These are the instructions that went out to the group’s email list (at tinyletter.com/disquiet-junto):



Disquiet Junto Project 0108: Free Bassel



For this week’s project, we’re going to create soundscapes for an ancient Middle Eastern city. And in the process, we’re going to raise awareness about an imprisoned open-source developer with strong ties to the Creative Commons community. Bassel Khartabil, before his arrest on March 15, 2012, in Damascus, was working on several projects, among them a 3D rendering of the ancient city of Palmyra. Much as Bassel was trying to revive an ancient world, you are, in essence, keeping one of his projects alive while he is incapable of doing so.



The project instructions are as follows:



Step 1: View this video for background on Bassel’s digital Palmyra project:



https://www.youtube.com/watch?v=7G7fy...



Step 2: If you aren’t viewing this instruction on the Disquiet.com project page, go to the following URL to view three still images from Bassel’s 3D work:



http://disquiet.com/2014/01/23/disqui...



Step 3: Create a soundscape of between one and three minutes that might be employed in an immersive, completed digital visualization of ancient Palmyra.
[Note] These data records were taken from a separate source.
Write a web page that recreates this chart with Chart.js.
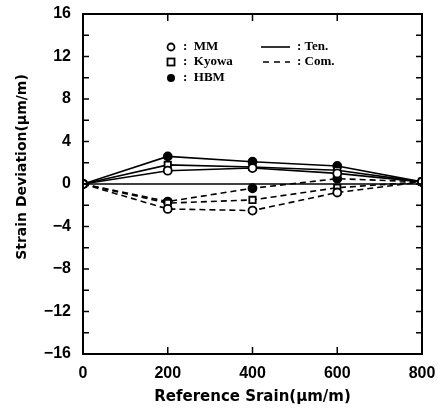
<!DOCTYPE html>
<html><head><meta charset="utf-8">
<script src="https://cdn.jsdelivr.net/npm/chart.js@4"></script>
<style>html,body{margin:0;padding:0;background:#fff}#wrap{width:438px;height:410px}</style>
</head><body><div id="wrap"><canvas id="c" width="438" height="410"></canvas></div>
<script>
const xValues = [0, 200, 400, 600, 800];
const tenMM    = [0, 1.25, 1.5, 1.0, 0.2];
const tenKyowa = [0, 1.8, 1.6, 1.3, 0.2];
const tenHBM   = [0, 2.6, 2.1, 1.7, 0.2];
const comMM    = [0, -2.35, -2.5, -0.8, 0.2];
const comKyowa = [0, -1.8, -1.5, -0.35, 0.2];
const comHBM   = [0, -1.65, -0.4, 0.5, 0.2];
const zeroLine = [0, 0, 0, 0, 0];
const yTicks = [-16, -12, -8, -4, 0, 4, 8, 12, 16];
const xTicks = [0, 200, 400, 600, 800];
const legendGauges = ['MM', 'Kyowa', 'HBM'];
const legendModes = ['Ten.', 'Com.'];

const pts = arr => arr.map((v, i) => ({x: xValues[i], y: v}));
function ds(data, style, dashed, label) {
  return {
    label, data: pts(data), borderColor: '#000', borderWidth: 1.6,
    borderDash: dashed ? [6, 4] : [],
    pointStyle: style === 'sq' ? 'rect' : 'circle',
    pointRadius: style === 'sq' ? 4.5 : 4,
    pointBorderWidth: 1.8,
    pointBackgroundColor: style === 'fill' ? '#000' : '#fff',
    pointBorderColor: '#000', fill: false, tension: 0
  };
}

const framePlugin = {
  id: 'frame',
  afterDatasetsDraw(chart) {
    const {ctx, chartArea: a, scales: {x, y}} = chart;
    ctx.save();
    ctx.strokeStyle = '#000';
    ctx.lineWidth = 2;
    ctx.strokeRect(a.left, a.top, a.right - a.left, a.bottom - a.top);
    ctx.lineWidth = 1.5;
    for (let v = -16; v <= 16; v += 2) {
      const py = y.getPixelForValue(v);
      ctx.beginPath(); ctx.moveTo(a.left, py); ctx.lineTo(a.left + 6, py); ctx.stroke();
      ctx.beginPath(); ctx.moveTo(a.right, py); ctx.lineTo(a.right - 6, py); ctx.stroke();
    }
    for (let v = 200; v < 800; v += 200) {
      const px = x.getPixelForValue(v);
      ctx.beginPath(); ctx.moveTo(px, a.bottom); ctx.lineTo(px, a.bottom - 7); ctx.stroke();
      ctx.beginPath(); ctx.moveTo(px, a.top); ctx.lineTo(px, a.top + 7); ctx.stroke();
    }
    // y title
    ctx.save();
    ctx.translate(22, 167);
    ctx.rotate(-Math.PI / 2);
    ctx.font = 'bold 14px "DejaVu Sans"';
    ctx.fillStyle = '#000';
    ctx.textAlign = 'center'; ctx.textBaseline = 'middle';
    ctx.fillText('Strain Deviation(\u03BCm/m)', 0, 0);
    ctx.restore();
    // legend
    ctx.fillStyle = '#000';
    ctx.font = 'bold 13px "Liberation Serif"';
    ctx.textBaseline = 'middle'; ctx.textAlign = 'left';
    const rows = [47, 62, 78];
    ctx.lineWidth = 1.8;
    ctx.beginPath(); ctx.arc(171, rows[0], 3.5, 0, Math.PI * 2); ctx.stroke();
    ctx.strokeRect(167.5, rows[1] - 3.5, 7, 7);
    ctx.beginPath(); ctx.arc(171, rows[2], 4, 0, Math.PI * 2); ctx.fill();
    legendGauges.forEach((g, i) => ctx.fillText(':  ' + g, 183, rows[i]));
    ctx.lineWidth = 1.6;
    ctx.beginPath(); ctx.moveTo(261, rows[0]); ctx.lineTo(290, rows[0]); ctx.stroke();
    ctx.setLineDash([6, 5]);
    ctx.beginPath(); ctx.moveTo(263, rows[1]); ctx.lineTo(290, rows[1]); ctx.stroke();
    ctx.setLineDash([]);
    legendModes.forEach((m, i) => ctx.fillText(': ' + m, 297, rows[i]));
    ctx.restore();
  }
};

new Chart(document.getElementById('c'), {
  type: 'line',
  data: {
    datasets: [
      {label: 'zero', data: pts(zeroLine), borderColor: '#000', borderWidth: 1.4, pointRadius: 0, fill: false},
      ds(tenMM, 'open', false, 'MM Ten.'),
      ds(tenKyowa, 'sq', false, 'Kyowa Ten.'),
      ds(tenHBM, 'fill', false, 'HBM Ten.'),
      ds(comMM, 'open', true, 'MM Com.'),
      ds(comKyowa, 'sq', true, 'Kyowa Com.'),
      ds(comHBM, 'fill', true, 'HBM Com.')
    ]
  },
  options: {
    responsive: false, animation: false,
    layout: {padding: {left: 0, right: 16, top: 14, bottom: 0}},
    plugins: {legend: {display: false}, tooltip: {enabled: false}},
    scales: {
      x: {
        type: 'linear', min: 0, max: 800,
        afterBuildTicks: s => { s.ticks = xTicks.map(v => ({value: v})); },
        afterFit: s => { s.height = 56; s.paddingLeft = 0; s.paddingRight = 0; },
        grid: {display: false, drawTicks: false},
        border: {display: false},
        ticks: {color: '#000', font: {family: 'Liberation Sans', size: 16, weight: 'bold'}, padding: 10, maxRotation: 0},
        title: {display: true, text: 'Reference Srain(\u03BCm/m)', color: '#000', font: {family: 'DejaVu Sans', size: 15, weight: 'bold'}, padding: {top: 5}}
      },
      y: {
        type: 'linear', min: -16, max: 16,
        afterBuildTicks: s => { s.ticks = yTicks.map(v => ({value: v})); },
        afterFit: s => { s.width = 83; s.paddingTop = 0; s.paddingBottom = 0; },
        grid: {display: false, drawTicks: false},
        border: {display: false},
        ticks: {color: '#000', font: {family: 'Liberation Sans', size: 16, weight: 'bold'}, padding: 12,
          callback: v => v < 0 ? '\u2212' + Math.abs(v) : String(v)}
      }
    }
  },
  plugins: [framePlugin]
});
</script></body></html>
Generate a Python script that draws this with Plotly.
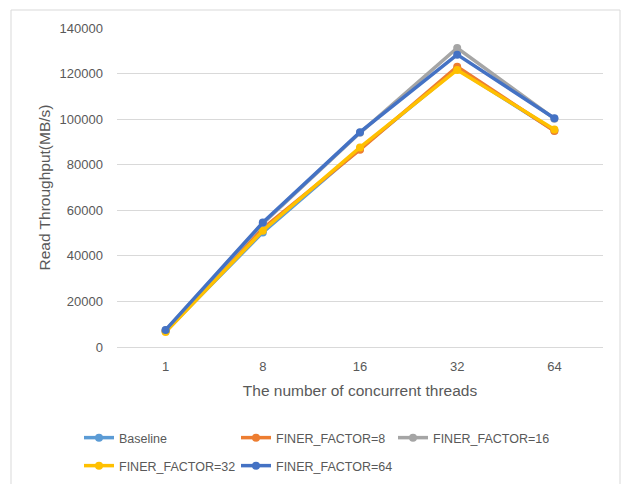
import plotly.graph_objects as go

categories = ["1", "8", "16", "32", "64"]
series_names = ["Baseline", "FINER_FACTOR=8", "FINER_FACTOR=16", "FINER_FACTOR=32", "FINER_FACTOR=64"]
baseline = [7000, 50300, 87000, 122000, 95000]
ff8 = [7000, 52000, 86600, 123000, 94800]
ff16 = [7300, 54200, 94000, 131200, 100200]
ff32 = [6600, 51000, 87600, 121600, 95500]
ff64 = [7500, 54600, 94300, 128300, 100400]
colors = ["#5B9BD5", "#ED7D31", "#A5A5A5", "#FFC000", "#4472C4"]
legend_ids = ["legend", "legend", "legend", "legend2", "legend2"]

font_family = "Liberation Sans, Arial, sans-serif"
text_color = "#595959"

fig = go.Figure()
for name, vals, col, lg in zip(series_names, [baseline, ff8, ff16, ff32, ff64], colors, legend_ids):
    fig.add_trace(go.Scatter(
        x=categories, y=vals, name=name, mode="lines+markers",
        line=dict(color=col, width=3.5),
        marker=dict(color=col, size=8, symbol="circle"),
        legend=lg,
    ))

legend_common = dict(
    orientation="h", xref="container", yref="container",
    xanchor="left", yanchor="middle",
    entrywidth=112, entrywidthmode="pixels",
    font=dict(size=12.5, color=text_color),
    bgcolor="rgba(0,0,0,0)", itemwidth=30,
)

fig.update_layout(
    width=621, height=484,
    margin=dict(l=117, r=18, t=28, b=137, autoexpand=False),
    paper_bgcolor="white", plot_bgcolor="white",
    font=dict(family=font_family, color=text_color, size=13),
    showlegend=True,
    hovermode=False,
    legend=dict(legend_common, x=79/621, y=1-438/484),
    legend2=dict(legend_common, x=79/621, y=1-466/484),
    xaxis=dict(
        type="category", range=[-0.5, 4.5], showgrid=False, showline=True, linecolor="#D9D9D9",
        ticks="", tickfont=dict(size=13, color=text_color), ticklabelstandoff=7,
        title=dict(text="The number of concurrent threads", font=dict(size=15.5, color=text_color), standoff=12),
    ),
    yaxis=dict(
        range=[0, 140000], dtick=20000, showgrid=True, gridcolor="#D9D9D9", gridwidth=1,
        zeroline=False, showline=False, ticks="", tickformat="d",
        tickfont=dict(size=13, color=text_color), ticklabelstandoff=13,
        title=dict(text="Read Throughput(MB/s)", font=dict(size=15.5, color=text_color), standoff=5),
    ),
    shapes=[dict(type="rect", xref="paper", yref="paper",
                 x0=(11-117)/486, x1=(620-117)/486, y0=(347-495)/319, y1=(347-10)/319,
                 line=dict(color="#D9D9D9", width=1), fillcolor="rgba(0,0,0,0)", layer="below")],
)

fig.write_html("out.html", config={"displayModeBar": False},
               post_script="document.body.style.margin='0';")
Deadline: Monday, January 27, 2014, at 11:59pm wherever you are.



Length: Your finished work should be between 1 and 3 minutes in length.



Information: Please when posting your track on SoundCloud, include a description of your process in planning, composing, and recording it. This description is an essential element of the communicative process inherent in the Disquiet Junto.



Title/Tag: When adding your track to the Disquiet Junto group on Soundcloud.com, please include the term “disquiet0108-freebassel” in the title of your track, and as a tag for your track.



Download: It is preferable that your track is set as downloadable, and that it allows for attributed remixing (i.e., a Creative Commons license permitting non-commercial sharing with attribution).



Linking: When posting the track, be sure to include this information:



More on this 108th Disquiet Junto project (“Create a soundscape for the ancient Syrian city of Palmyra.”) at:



http://disquiet.com/2014/01/23/disqui...



More on the Disquiet Junto at:



http://disquiet.com/?p=16588



Join the Disquiet Junto at:



http://soundcloud.com/groups/disquiet...



More on the campaign to free Bassel at



http://freebassel.org/



For their collaboration on this project, special thanks to: Niki Korth, Barry Threw, and Jon Phillips.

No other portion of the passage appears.